The total market value of a leveraged derivatives position, calculated as margin × leverage; the correct basis for applying risk management rules to leveraged trades; a $2,000 margin position at 10x leverage carries $20,000 of notional exposure and must be risk-managed accordingly.
How Notional Exposure Works
Frequently Asked Questions
What is notional exposure in simple terms?
Notional exposure is the total market value of a leveraged position — the actual amount of the asset you are controlling, not the deposit you put up. If you deposit $1,000 and trade at 10x leverage, your notional exposure is $10,000. That $10,000 worth of Bitcoin moves in value every second the market is open, and your profit or loss is calculated on that $10,000 — not on your $1,000 deposit. Risk management rules — like limiting any single position to 20% of your account — must be applied to the $10,000 notional, not the $1,000 margin. Ignoring notional exposure is how traders systematically underestimate their actual risk.

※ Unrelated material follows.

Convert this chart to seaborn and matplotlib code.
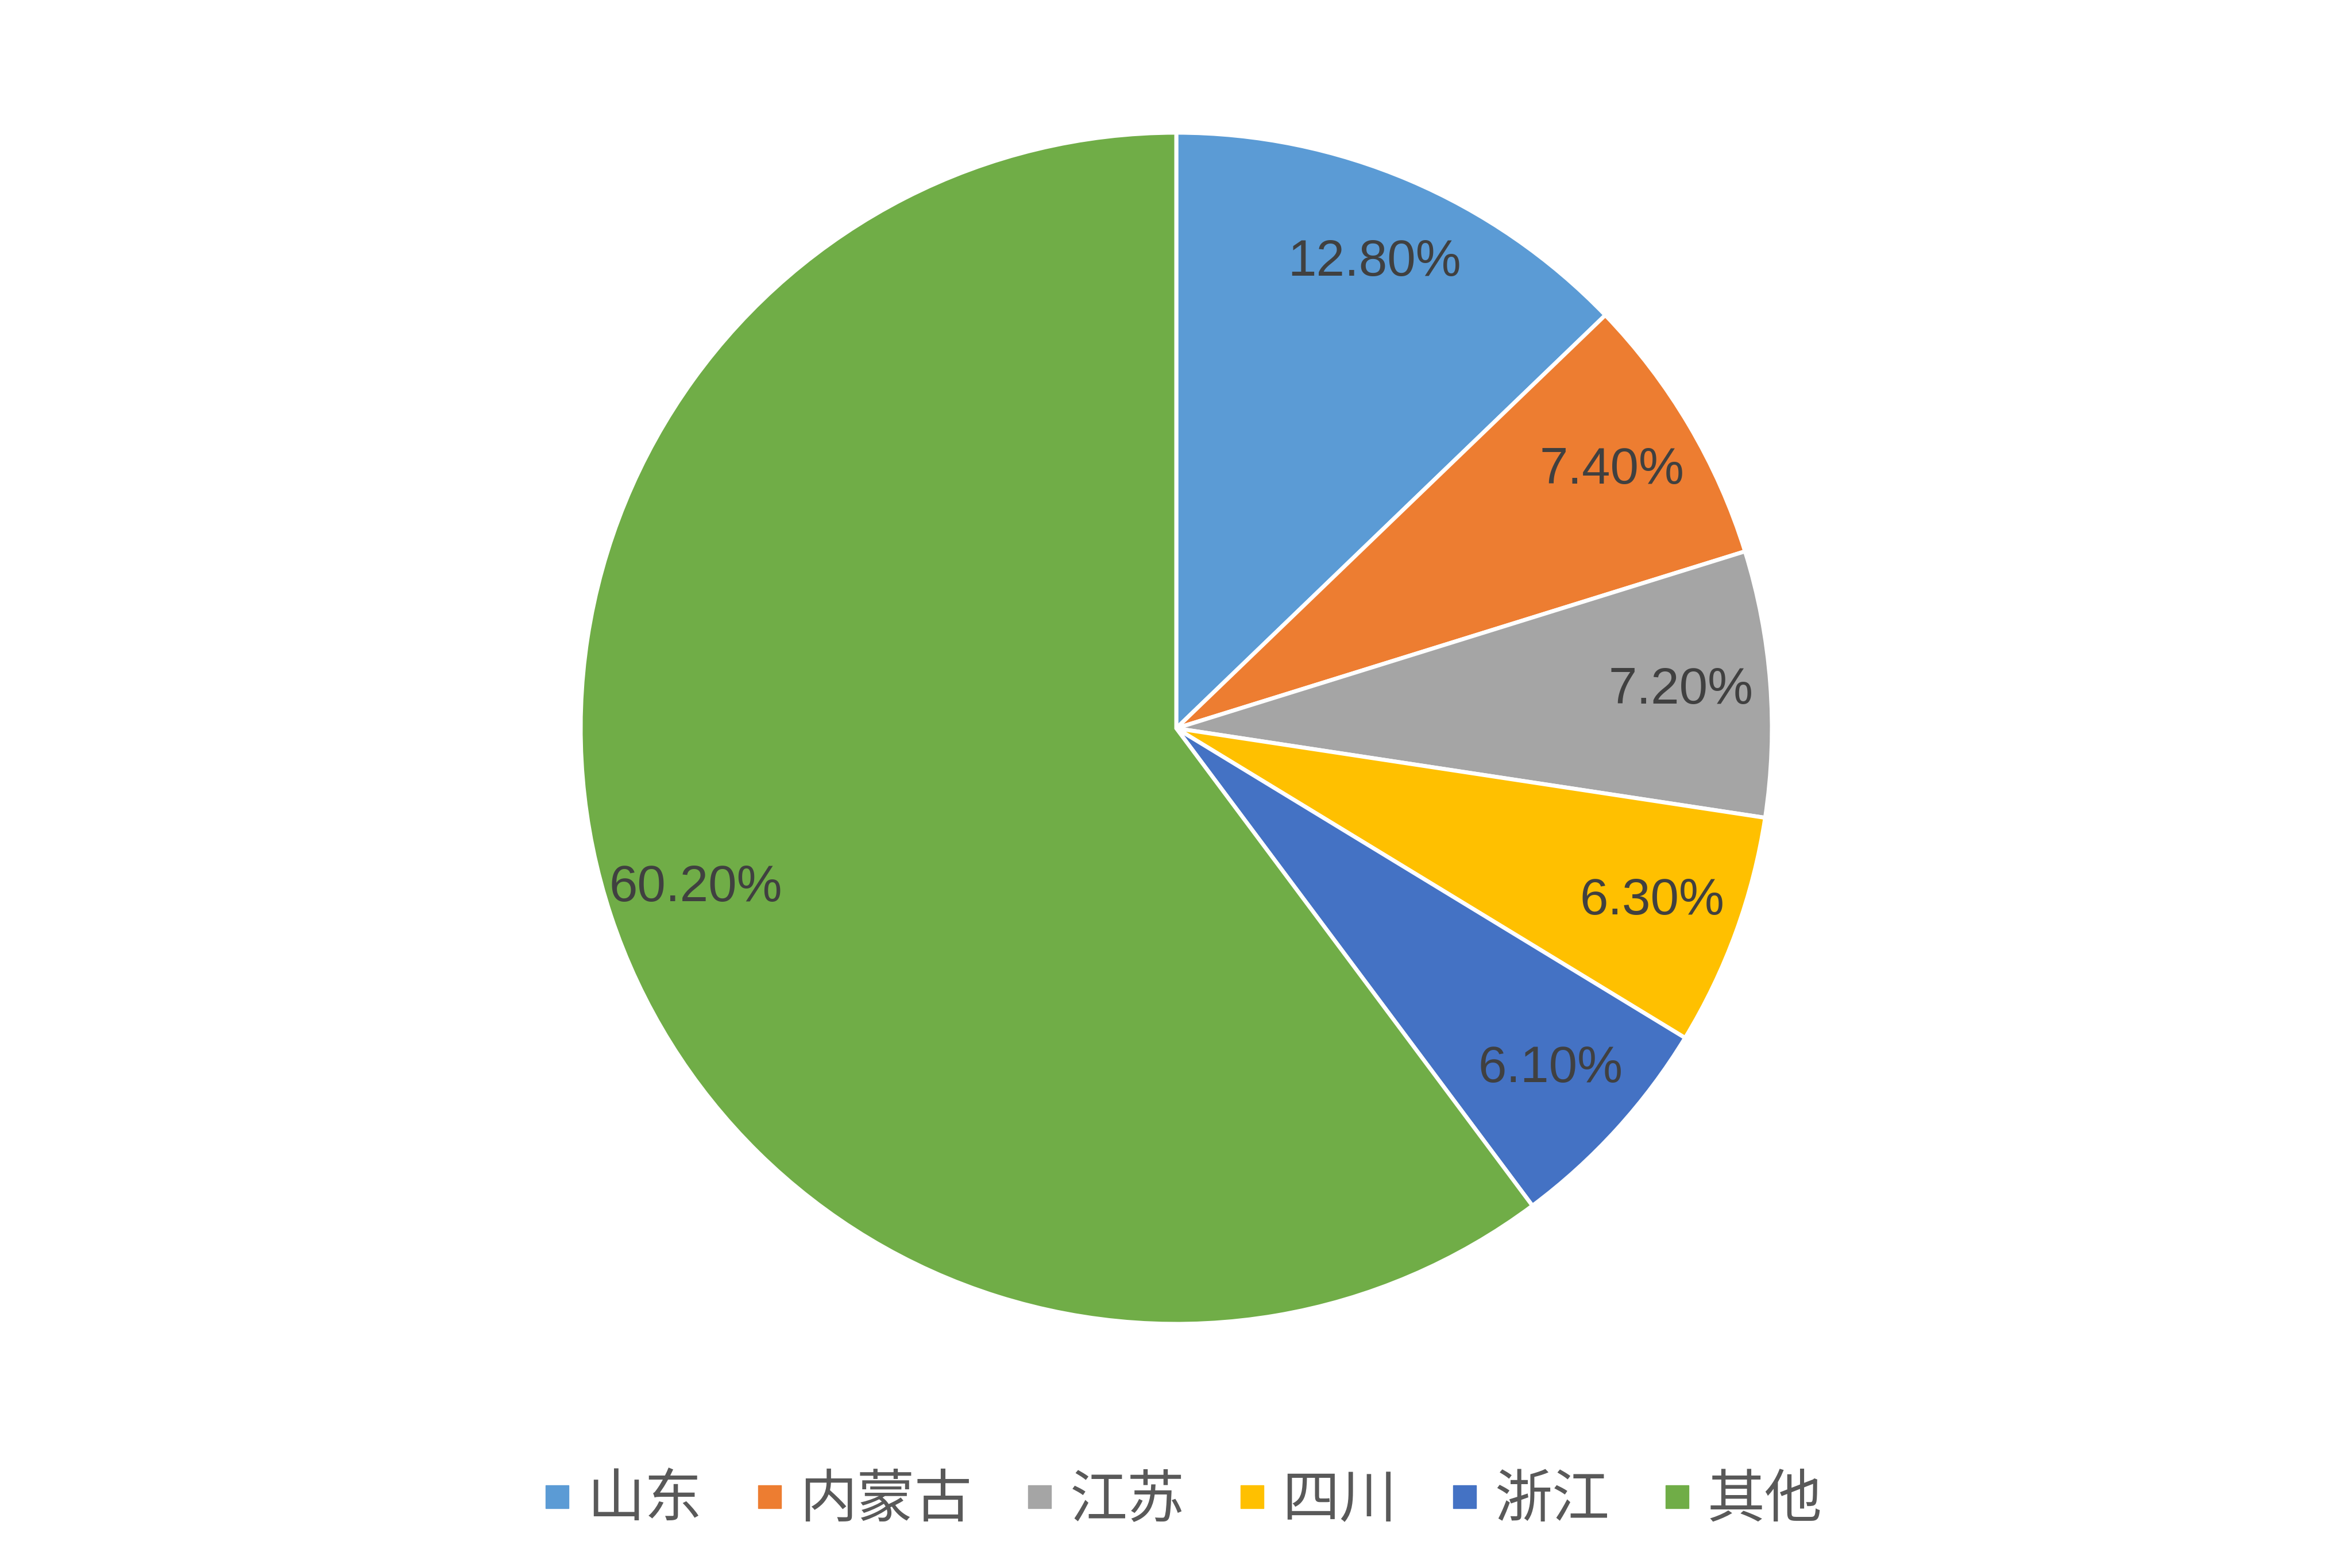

How does notional exposure work in crypto derivatives?
Notional exposure is calculated as Margin × Leverage. A $500 margin at 20x leverage carries $10,000 notional exposure. Every 1% price move against the position generates a $100 loss — calculated on the $10,000 notional, not the $500 margin. A 5% adverse move generates a $500 loss, eliminating the entire margin. At 50x leverage, a $500 margin controls $25,000 notional: a 2% adverse move eliminates the margin entirely. These calculations make clear why notional exposure — not margin — is the correct number to use when comparing a derivatives position to total account size.
How do traders use notional exposure to manage risk in leveraged derivatives?
The Guardian-recommended notional exposure framework: (1) Before opening any leveraged position, calculate the notional exposure: Margin × Leverage. (2) Compare notional exposure to total account capital — it should not exceed your maximum single-position concentration limit (e.g., 20% of account). (3) Calculate the maximum dollar risk: Notional × Stop Distance percentage. Confirm this dollar amount is within your per-trade risk budget (e.g., 1-2% of account). (4) If the notional is too large, reduce leverage or reduce the margin allocation — not just one of these. (5) Never size a leveraged position by margin amount alone without performing this notional exposure check.
Common Misconceptions About Notional Exposure
Using a small margin amount means you have small risk in a leveraged position
Margin amount and risk are not the same when leverage is involved. A $200 margin at 50x leverage carries $10,000 of notional exposure — the $200 margin is the deposit that gets liquidated when $10,000 notional moves adversely by 2%. The risk of the trade is determined by the notional exposure and stop-loss distance, not by the margin amount. A small margin at high leverage can represent a catastrophically large notional position relative to account size. Always calculate and evaluate notional exposure before assessing whether a position is appropriately sized.
Notional exposure only matters for very large positions
Notional exposure applies to every leveraged derivatives position regardless of size, because the mathematical relationship between margin, leverage, and actual market exposure is constant. A $100 margin at 20x leverage has $2,000 notional exposure — on a $1,000 account, that represents 200% of account capital in a single position. The absolute dollar amount is small, but the relative risk to account capital is extreme. Position sizing discipline based on notional exposure is especially important for smaller accounts where a single misjudged position can cause disproportionate damage.
If you use a stop-loss, notional exposure does not matter because losses are capped
A stop-loss limits the dollar loss per trade, but notional exposure determines how large that dollar loss is relative to account capital. A stop-loss placed 5% from entry on a $20,000 notional position generates a $1,000 loss when triggered — which is 10% of a $10,000 account. The stop-loss capped the loss correctly at 5% of notional, but notional was too large relative to account size. Correct risk management requires that the dollar loss generated by a correctly placed stop (Notional × Stop Distance) is within the per-trade risk budget, not just that a stop-loss exists.